[PROMPT]: Restate the data exactly as given and keep the pictures out.
Start of SUPPLIED MATERIAL
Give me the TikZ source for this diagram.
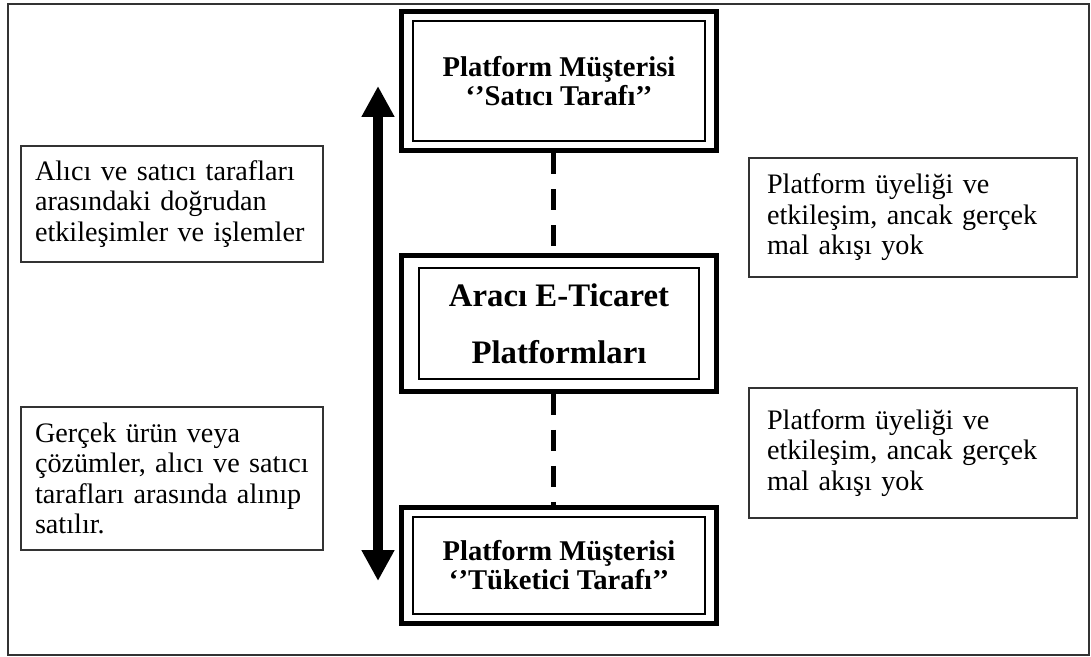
\documentclass[tikz,border=0pt]{standalone}
\usepackage{fontspec}
\setmainfont{Liberation Serif}
\usetikzlibrary{fit,arrows.meta}

\begin{document}
\begin{tikzpicture}[x=0.5pt, y=-0.5pt,
  side/.style = {draw=black!80, line width=0.8pt, align=left, inner xsep=7pt, font=\fontsize{14.1}{15.3}\selectfont},
  inbox/.style = {draw, line width=0.8pt, align=center, font=\bfseries\fontsize{14.3}{14.5}\selectfont},
  outbox/.style = {draw, line width=2.5pt, inner xsep=5.5pt, inner ysep=4.5pt},
  dashcon/.style = {line width=2.5pt, dash pattern=on 10.5pt off 7.5pt},
  bigarrow/.style = {line width=5pt, {Triangle[width=15.5pt,length=15.5pt]}-{Triangle[width=15.5pt,length=15.5pt]}}]
\useasboundingbox (0,0) rectangle (1091,657);
\draw[black!80, line width=1pt] (8,4) rectangle (1089,655);

% middle column
\node[inbox, minimum width=146pt, minimum height=60pt] (satIn) at (559,81) {Platform Müşterisi\\‘’Satıcı Tarafı’’};
\node[outbox, fit=(satIn)] (satOut) {};
\node[inbox, font=\bfseries\fontsize{16.4}{28.5}\selectfont, minimum width=140pt, minimum height=55.5pt] (araIn) at (559,323.5) {Aracı E-Ticaret\\Platformları};
\node[outbox, fit=(araIn), inner xsep=8.25pt, inner ysep=5.75pt] (araOut) {};
\node[inbox, minimum width=146pt, minimum height=48.5pt] (tukIn) at (559,565.5) {Platform Müşterisi\\‘’Tüketici Tarafı’’};
\node[outbox, fit=(tukIn)] (tukOut) {};

% side notes
\node[side, text width=137pt, minimum height=58pt] (alTop) at (172,204) {Alıcı ve satıcı tarafları\\arasındaki doğrudan\\etkileşimler ve işlemler};
\node[side, text width=137pt, minimum height=71.5pt] (alBot) at (172,478.5) {Gerçek ürün veya\\çözümler, alıcı ve satıcı\\tarafları arasında alınıp\\satılır.};
\node[side, inner xsep=9pt, text width=146pt, minimum height=59.5pt] (saTop) at (913,217.5) {Platform üyeliği ve\\etkileşim, ancak gerçek\\mal akışı yok};
\node[side, inner xsep=9pt, text width=146pt, minimum height=65pt] (saBot) at (913,453) {Platform üyeliği ve\\etkileşim, ancak gerçek\\mal akışı yok};

% connectors
\coordinate (arTop) at (378,86);
\coordinate (arBot) at (378,581);
\draw[bigarrow] (arBot) -- (arTop);
\draw[dashcon] ([xshift=-3pt]satOut.south) -- ([xshift=-3pt]araOut.north);
\draw[dashcon] ([xshift=-3pt]araOut.south) -- ([xshift=-3pt]tukOut.north);

\end{tikzpicture}
\end{document}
End of SUPPLIED MATERIAL
[RESPONSE TO THIS EXERCISE]:
Give me the TikZ source for this diagram.
\documentclass[tikz,border=0pt]{standalone}
\usepackage{fontspec}
\setmainfont{Liberation Serif}
\usetikzlibrary{fit,arrows.meta}

\begin{document}
\begin{tikzpicture}[x=0.5pt, y=-0.5pt,
  side/.style = {draw=black!80, line width=0.8pt, align=left, inner xsep=7pt, font=\fontsize{14.1}{15.3}\selectfont},
  inbox/.style = {draw, line width=0.8pt, align=center, font=\bfseries\fontsize{14.3}{14.5}\selectfont},
  outbox/.style = {draw, line width=2.5pt, inner xsep=5.5pt, inner ysep=4.5pt},
  dashcon/.style = {line width=2.5pt, dash pattern=on 10.5pt off 7.5pt},
  bigarrow/.style = {line width=5pt, {Triangle[width=15.5pt,length=15.5pt]}-{Triangle[width=15.5pt,length=15.5pt]}}]
\useasboundingbox (0,0) rectangle (1091,657);
\draw[black!80, line width=1pt] (8,4) rectangle (1089,655);

% middle column
\node[inbox, minimum width=146pt, minimum height=60pt] (satIn) at (559,81) {Platform Müşterisi\\‘’Satıcı Tarafı’’};
\node[outbox, fit=(satIn)] (satOut) {};
\node[inbox, font=\bfseries\fontsize{16.4}{28.5}\selectfont, minimum width=140pt, minimum height=55.5pt] (araIn) at (559,323.5) {Aracı E-Ticaret\\Platformları};
\node[outbox, fit=(araIn), inner xsep=8.25pt, inner ysep=5.75pt] (araOut) {};
\node[inbox, minimum width=146pt, minimum height=48.5pt] (tukIn) at (559,565.5) {Platform Müşterisi\\‘’Tüketici Tarafı’’};
\node[outbox, fit=(tukIn)] (tukOut) {};

% side notes
\node[side, text width=137pt, minimum height=58pt] (alTop) at (172,204) {Alıcı ve satıcı tarafları\\arasındaki doğrudan\\etkileşimler ve işlemler};
\node[side, text width=137pt, minimum height=71.5pt] (alBot) at (172,478.5) {Gerçek ürün veya\\çözümler, alıcı ve satıcı\\tarafları arasında alınıp\\satılır.};
\node[side, inner xsep=9pt, text width=146pt, minimum height=59.5pt] (saTop) at (913,217.5) {Platform üyeliği ve\\etkileşim, ancak gerçek\\mal akışı yok};
\node[side, inner xsep=9pt, text width=146pt, minimum height=65pt] (saBot) at (913,453) {Platform üyeliği ve\\etkileşim, ancak gerçek\\mal akışı yok};

% connectors
\coordinate (arTop) at (378,86);
\coordinate (arBot) at (378,581);
\draw[bigarrow] (arBot) -- (arTop);
\draw[dashcon] ([xshift=-3pt]satOut.south) -- ([xshift=-3pt]araOut.north);
\draw[dashcon] ([xshift=-3pt]araOut.south) -- ([xshift=-3pt]tukOut.north);

\end{tikzpicture}
\end{document}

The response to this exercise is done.